#### INSTRUCTIONS TO FOLLOW:
Restate the data exactly as given and keep the pictures out.
○ ○ ○ ○ ○ ○ ○
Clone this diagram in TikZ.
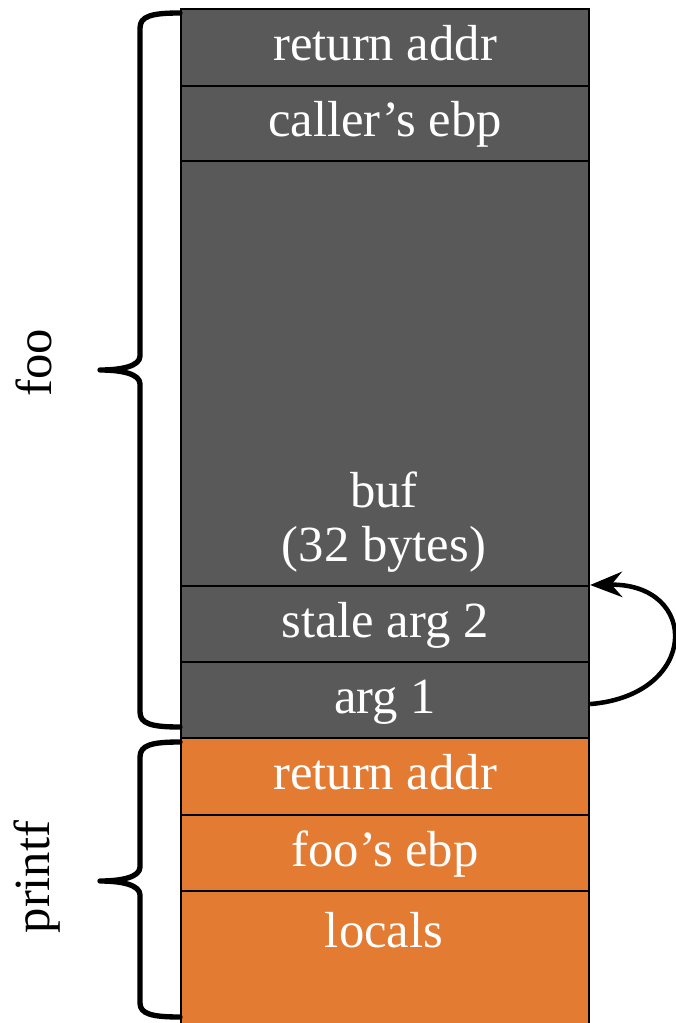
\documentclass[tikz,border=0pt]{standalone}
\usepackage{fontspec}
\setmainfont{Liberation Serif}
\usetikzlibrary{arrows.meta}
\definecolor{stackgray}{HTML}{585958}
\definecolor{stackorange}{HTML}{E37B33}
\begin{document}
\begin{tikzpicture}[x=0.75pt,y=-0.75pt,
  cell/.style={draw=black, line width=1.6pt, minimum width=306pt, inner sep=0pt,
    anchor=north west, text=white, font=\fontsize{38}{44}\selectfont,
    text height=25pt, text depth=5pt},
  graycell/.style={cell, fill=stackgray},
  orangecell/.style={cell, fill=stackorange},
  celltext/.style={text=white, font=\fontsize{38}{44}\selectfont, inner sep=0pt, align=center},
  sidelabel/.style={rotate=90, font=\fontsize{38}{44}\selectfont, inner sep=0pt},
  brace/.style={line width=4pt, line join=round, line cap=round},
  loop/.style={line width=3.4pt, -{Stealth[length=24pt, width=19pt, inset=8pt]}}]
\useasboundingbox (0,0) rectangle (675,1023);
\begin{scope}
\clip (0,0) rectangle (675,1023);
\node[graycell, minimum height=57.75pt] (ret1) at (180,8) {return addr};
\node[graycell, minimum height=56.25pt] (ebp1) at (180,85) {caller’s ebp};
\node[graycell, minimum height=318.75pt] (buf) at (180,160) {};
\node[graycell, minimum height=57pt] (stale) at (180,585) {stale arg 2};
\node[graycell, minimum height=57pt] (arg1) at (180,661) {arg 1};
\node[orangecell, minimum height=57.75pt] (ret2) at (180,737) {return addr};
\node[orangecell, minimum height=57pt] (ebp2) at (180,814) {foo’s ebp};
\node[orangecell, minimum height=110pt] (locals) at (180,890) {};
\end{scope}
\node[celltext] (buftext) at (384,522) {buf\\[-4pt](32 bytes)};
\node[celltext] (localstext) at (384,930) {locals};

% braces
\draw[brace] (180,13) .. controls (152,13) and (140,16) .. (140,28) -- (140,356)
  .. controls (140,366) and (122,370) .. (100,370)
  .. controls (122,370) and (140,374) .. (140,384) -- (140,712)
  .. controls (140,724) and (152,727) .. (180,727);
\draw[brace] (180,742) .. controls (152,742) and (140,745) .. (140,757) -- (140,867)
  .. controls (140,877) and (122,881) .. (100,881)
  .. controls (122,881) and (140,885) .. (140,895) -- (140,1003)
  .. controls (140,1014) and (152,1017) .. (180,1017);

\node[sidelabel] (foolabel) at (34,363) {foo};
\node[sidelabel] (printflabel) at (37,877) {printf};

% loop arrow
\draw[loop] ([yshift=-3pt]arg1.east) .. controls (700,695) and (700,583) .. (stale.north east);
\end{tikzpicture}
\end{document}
○ ○ ○ ○ ○ ○ ○
#### FINAL RESULT:
Clone this diagram in TikZ.
\documentclass[tikz,border=0pt]{standalone}
\usepackage{fontspec}
\setmainfont{Liberation Serif}
\usetikzlibrary{arrows.meta}
\definecolor{stackgray}{HTML}{585958}
\definecolor{stackorange}{HTML}{E37B33}
\begin{document}
\begin{tikzpicture}[x=0.75pt,y=-0.75pt,
  cell/.style={draw=black, line width=1.6pt, minimum width=306pt, inner sep=0pt,
    anchor=north west, text=white, font=\fontsize{38}{44}\selectfont,
    text height=25pt, text depth=5pt},
  graycell/.style={cell, fill=stackgray},
  orangecell/.style={cell, fill=stackorange},
  celltext/.style={text=white, font=\fontsize{38}{44}\selectfont, inner sep=0pt, align=center},
  sidelabel/.style={rotate=90, font=\fontsize{38}{44}\selectfont, inner sep=0pt},
  brace/.style={line width=4pt, line join=round, line cap=round},
  loop/.style={line width=3.4pt, -{Stealth[length=24pt, width=19pt, inset=8pt]}}]
\useasboundingbox (0,0) rectangle (675,1023);
\begin{scope}
\clip (0,0) rectangle (675,1023);
\node[graycell, minimum height=57.75pt] (ret1) at (180,8) {return addr};
\node[graycell, minimum height=56.25pt] (ebp1) at (180,85) {caller’s ebp};
\node[graycell, minimum height=318.75pt] (buf) at (180,160) {};
\node[graycell, minimum height=57pt] (stale) at (180,585) {stale arg 2};
\node[graycell, minimum height=57pt] (arg1) at (180,661) {arg 1};
\node[orangecell, minimum height=57.75pt] (ret2) at (180,737) {return addr};
\node[orangecell, minimum height=57pt] (ebp2) at (180,814) {foo’s ebp};
\node[orangecell, minimum height=110pt] (locals) at (180,890) {};
\end{scope}
\node[celltext] (buftext) at (384,522) {buf\\[-4pt](32 bytes)};
\node[celltext] (localstext) at (384,930) {locals};

% braces
\draw[brace] (180,13) .. controls (152,13) and (140,16) .. (140,28) -- (140,356)
  .. controls (140,366) and (122,370) .. (100,370)
  .. controls (122,370) and (140,374) .. (140,384) -- (140,712)
  .. controls (140,724) and (152,727) .. (180,727);
\draw[brace] (180,742) .. controls (152,742) and (140,745) .. (140,757) -- (140,867)
  .. controls (140,877) and (122,881) .. (100,881)
  .. controls (122,881) and (140,885) .. (140,895) -- (140,1003)
  .. controls (140,1014) and (152,1017) .. (180,1017);

\node[sidelabel] (foolabel) at (34,363) {foo};
\node[sidelabel] (printflabel) at (37,877) {printf};

% loop arrow
\draw[loop] ([yshift=-3pt]arg1.east) .. controls (700,695) and (700,583) .. (stale.north east);
\end{tikzpicture}
\end{document}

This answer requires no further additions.